Cette affaire de parts de marché est bien intéressante. En effet, dans son communiqué d’octobre 2013 invitant les autorités chinoises et européennes à examiner collégialement le dossier à Washington, la FMC a mentionné, selon les informations fournies par Mærsk, les chiffres suivants: environ 42 % en sortie d’Extrême-Orient vers l’Europe (ce qui aurait pu interpeller la Commission européenne), 24 % vers les États-Unis et entre 40 % et 42 % sur le transatlantique (même remarque pour la Commission européenne et pour la… FMC). L’Agence américaine a donc bénéficié d’informations complémentaires.
Autre perspective, celle du marché réellement pertinent. En août 2014, Chris Welsh, secrétaire général du Global Shippers’ Forum, a expliqué dans le Lloyd’s List que si l’on ne prenait que les porte-conteneurs de 16 000 EVP à 18 000 EVP, la part de marché du P3 serait de 40 % à 45 %. Ces navires ne sont exploités qu’entre l’Extrême-Orient et l’Europe. En distinguant le Nord et le Sud-Europe, on arriverait à une part de marché encore plus importante en Méditerranée. Encore une fois, la Commission aurait pu s’en émouvoir, d’autant que l’ex-futur P3 n’était pas un simple accord d’affrètements d’espaces croisés entre armateurs. Il liait durant dix ans ses fondateurs, sans possibilité d’en sortir avant huit ans. Il se proposait de négocier en bloc avec les fournisseurs de prestations portuaires et terrestres. Ce que la FMC a interdit sur son territoire. On lirait donc avec intérêt l’analyse faite par la Commission européenne sur le P3 en sortie d’Asie, si cette dernière était disponible.
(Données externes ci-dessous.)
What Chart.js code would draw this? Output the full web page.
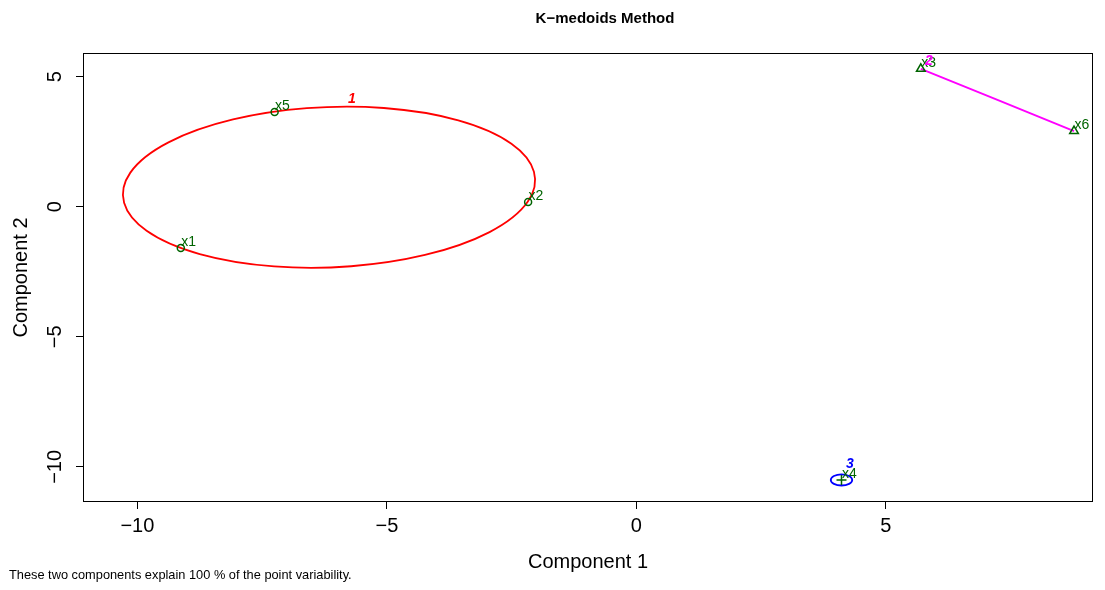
<!DOCTYPE html>
<html lang="en">
<head>
  <meta charset="UTF-8">
  <title>K-medoids Method</title>
  <script src="https://cdn.jsdelivr.net/npm/chart.js"></script>
  <style>
    body { margin: 0; background: #fff; }
    canvas { display: block; }
  </style>
</head>
<body>
  <canvas id="clusChart" width="1105" height="590"></canvas>

  <script>
    // observations, scores on the two components
    const pointNames = ['x1', 'x2', 'x3', 'x4', 'x5', 'x6'];
    const comp1 = [-9.13, -2.17, 5.70, 4.11, -7.25, 8.77];
    const comp2 = [-1.59, 0.18, 5.30, -10.50, 3.64, 2.91];
    const clusterOf = [1, 1, 2, 3, 1, 2];

    // clusters: ellipse centre, semi axes and angle (deg) in data units
    const clusterIds = ['1', '2', '3'];
    const clusterColors = ['#ff0000', '#ff00ff', '#0000ff'];
    const clusterMarkers = ['circle', 'triangle', 'cross'];
    const ellCx = [-6.16, 7.235, 4.11];
    const ellCy = [0.75, 4.105, -10.50];
    const ellA = [4.15, 1.946, 0.215];
    const ellB = [3.07, 0, 0.215];
    const ellAngle = [8.3, -37.9, 0];
    const clusLabelX = [-5.70, 5.86, 4.28];
    const clusLabelY = [4.14, 5.61, -9.90];

    // axes
    const xRange = [-11.09, 9.15];
    const yRange = [-11.35, 5.91];
    const xTickVals = [-10, -5, 0, 5];
    const yTickVals = [-10, -5, 0, 5];

    const FONT = "'Liberation Sans', Arial, Helvetica, sans-serif";
    const pointColor = '#006400';
    Chart.defaults.font.family = FONT;

    const fmt = v => v < 0 ? '\u2212' + Math.abs(v) : String(v);

    const datasets = clusterIds.map((id, k) => ({
      label: 'cluster ' + id,
      data: comp1.map((x, i) => ({ x: x, y: comp2[i] })).filter((p, i) => clusterOf[i] === k + 1),
      pointStyle: clusterMarkers[k],
      pointRadius: k === 0 ? 3.5 : 5,
      pointBorderColor: pointColor,
      pointBackgroundColor: 'rgba(0,0,0,0)',
      pointBorderWidth: 1.5,
      showLine: false
    }));

    const clusplotPlugin = {
      id: 'clusplot',
      beforeDatasetsDraw(chart) {
        const ctx = chart.ctx;
        const xs = chart.scales.x, ys = chart.scales.y;
        const sx = xs.getPixelForValue(1) - xs.getPixelForValue(0);
        const sy = ys.getPixelForValue(0) - ys.getPixelForValue(1);
        ctx.save();
        ctx.beginPath();
        ctx.rect(chart.chartArea.left, chart.chartArea.top, chart.chartArea.width, chart.chartArea.height);
        ctx.clip();
        clusterIds.forEach((id, k) => {
          ctx.save();
          ctx.translate(xs.getPixelForValue(ellCx[k]), ys.getPixelForValue(ellCy[k]));
          ctx.scale(sx, -sy);
          ctx.rotate(ellAngle[k] * Math.PI / 180);
          ctx.beginPath();
          ctx.ellipse(0, 0, ellA[k], ellB[k], 0, 0, Math.PI * 2);
          ctx.restore();
          ctx.strokeStyle = clusterColors[k];
          ctx.lineWidth = 1.8;
          ctx.stroke();
        });
        ctx.restore();
      },
      afterDatasetsDraw(chart) {
        const ctx = chart.ctx;
        const xs = chart.scales.x, ys = chart.scales.y;
        const a = chart.chartArea;
        ctx.save();

        // point labels
        ctx.fillStyle = pointColor;
        ctx.font = '14px ' + FONT;
        ctx.textAlign = 'left';
        ctx.textBaseline = 'alphabetic';
        pointNames.forEach((n, i) => {
          ctx.fillText(n, xs.getPixelForValue(comp1[i]) + 0.5, ys.getPixelForValue(comp2[i]) - 2);
        });

        // cluster labels
        ctx.font = 'italic bold 14px ' + FONT;
        ctx.textAlign = 'center';
        ctx.textBaseline = 'middle';
        clusterIds.forEach((id, k) => {
          ctx.fillStyle = clusterColors[k];
          ctx.fillText(id, xs.getPixelForValue(clusLabelX[k]), ys.getPixelForValue(clusLabelY[k]));
        });

        // box
        ctx.strokeStyle = '#000';
        ctx.lineWidth = 1;
        ctx.strokeRect(Math.round(a.left) + 0.5, Math.round(a.top) + 0.5,
          Math.round(a.width) - 1, Math.round(a.height) - 1);

        // y tick labels, parallel to the axis
        ctx.fillStyle = '#000';
        ctx.font = '20px ' + FONT;
        ys.ticks.forEach(t => {
          ctx.save();
          ctx.translate(55, ys.getPixelForValue(t.value));
          ctx.rotate(-Math.PI / 2);
          ctx.textAlign = 'center';
          ctx.textBaseline = 'middle';
          ctx.fillText(fmt(t.value), 0, 0);
          ctx.restore();
        });

        // axis titles
        ctx.textAlign = 'center';
        ctx.textBaseline = 'middle';
        ctx.fillText('Component 1', (a.left + a.right) / 2, 562);
        ctx.save();
        ctx.translate(21, (a.top + a.bottom) / 2);
        ctx.rotate(-Math.PI / 2);
        ctx.fillText('Component 2', 0, 0);
        ctx.restore();

        // main title
        ctx.font = 'bold 15px ' + FONT;
        ctx.fillText('K\u2212medoids Method', 605, 19);

        // footer
        ctx.font = '12.8px ' + FONT;
        ctx.textAlign = 'left';
        ctx.fillText('These two components explain 100 % of the point variability.', 9, 575);
        ctx.restore();
      }
    };

    new Chart(document.getElementById('clusChart').getContext('2d'), {
      type: 'scatter',
      data: { datasets: datasets },
      plugins: [clusplotPlugin],
      options: {
        responsive: false,
        animation: false,
        layout: { padding: { left: 0, top: 53, right: 12, bottom: 0 } },
        plugins: {
          legend: { display: false },
          tooltip: { enabled: false },
          title: { display: false }
        },
        scales: {
          x: {
            type: 'linear',
            min: xRange[0],
            max: xRange[1],
            afterFit: s => { s.height = 88; },
            afterBuildTicks: s => { s.ticks = xTickVals.map(v => ({ value: v })); },
            grid: { display: true, drawOnChartArea: false, color: '#000', tickLength: 7 },
            border: { display: false },
            ticks: { color: '#000', font: { size: 20 }, padding: 5, maxRotation: 0, callback: v => fmt(v) }
          },
          y: {
            type: 'linear',
            min: yRange[0],
            max: yRange[1],
            afterFit: s => { s.width = 83; },
            afterBuildTicks: s => { s.ticks = yTickVals.map(v => ({ value: v })); },
            grid: { display: true, drawOnChartArea: false, color: '#000', tickLength: 7 },
            border: { display: false },
            ticks: { color: 'rgba(0,0,0,0)', font: { size: 20 }, callback: v => fmt(v) }
          }
        }
      }
    });
  </script>
</body>
</html>
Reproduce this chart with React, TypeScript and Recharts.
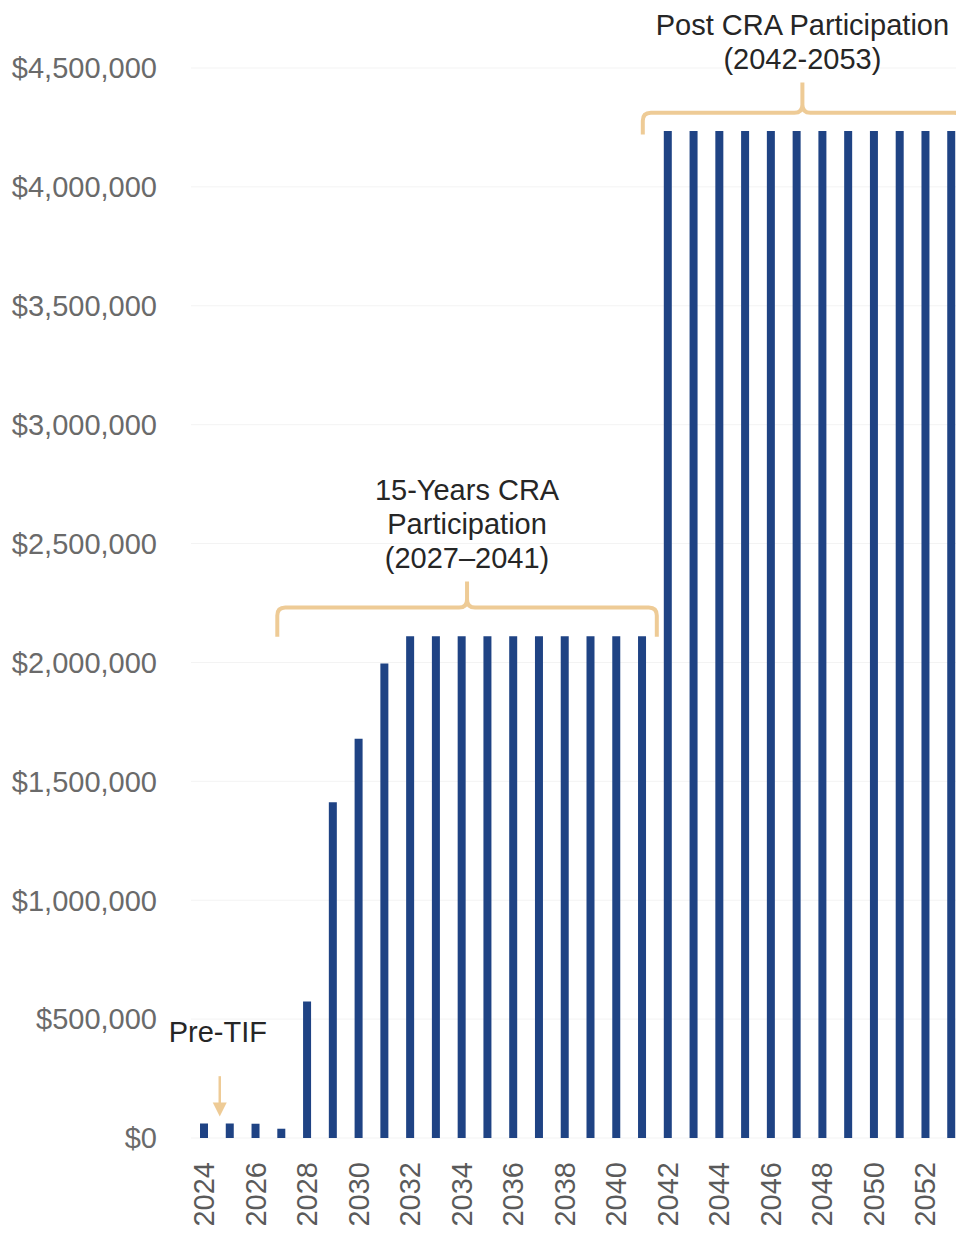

Victoire chinoise à la Pyrrhus?
La décision chinoise « est une victoire à la Pyrrhus pour les compagnies chinoises », a estimé Paul Dewberry, analyste à la Bank of Ameria Corp’s Merrill Lynch dans une note datée du 17 juin dont s’est fait l’écho l’agence Bloomberg. En effet, l’abandon du P3 devrait prolonger la crise que subissent les compagnies maritimes en général, et chinoises en particulier. Faible croissance de la demande mondiale de transport et forte augmentation volontaire de l’offre nuisent à la rentabilité de tous, y compris de China Cosco et de China Shipping Container. Sur les cinq dernières années, elles ont enregistré, au total, trois ans de pertes. 2014 devrait être du même tonneau, selon les analystes consultés par Bloomberg.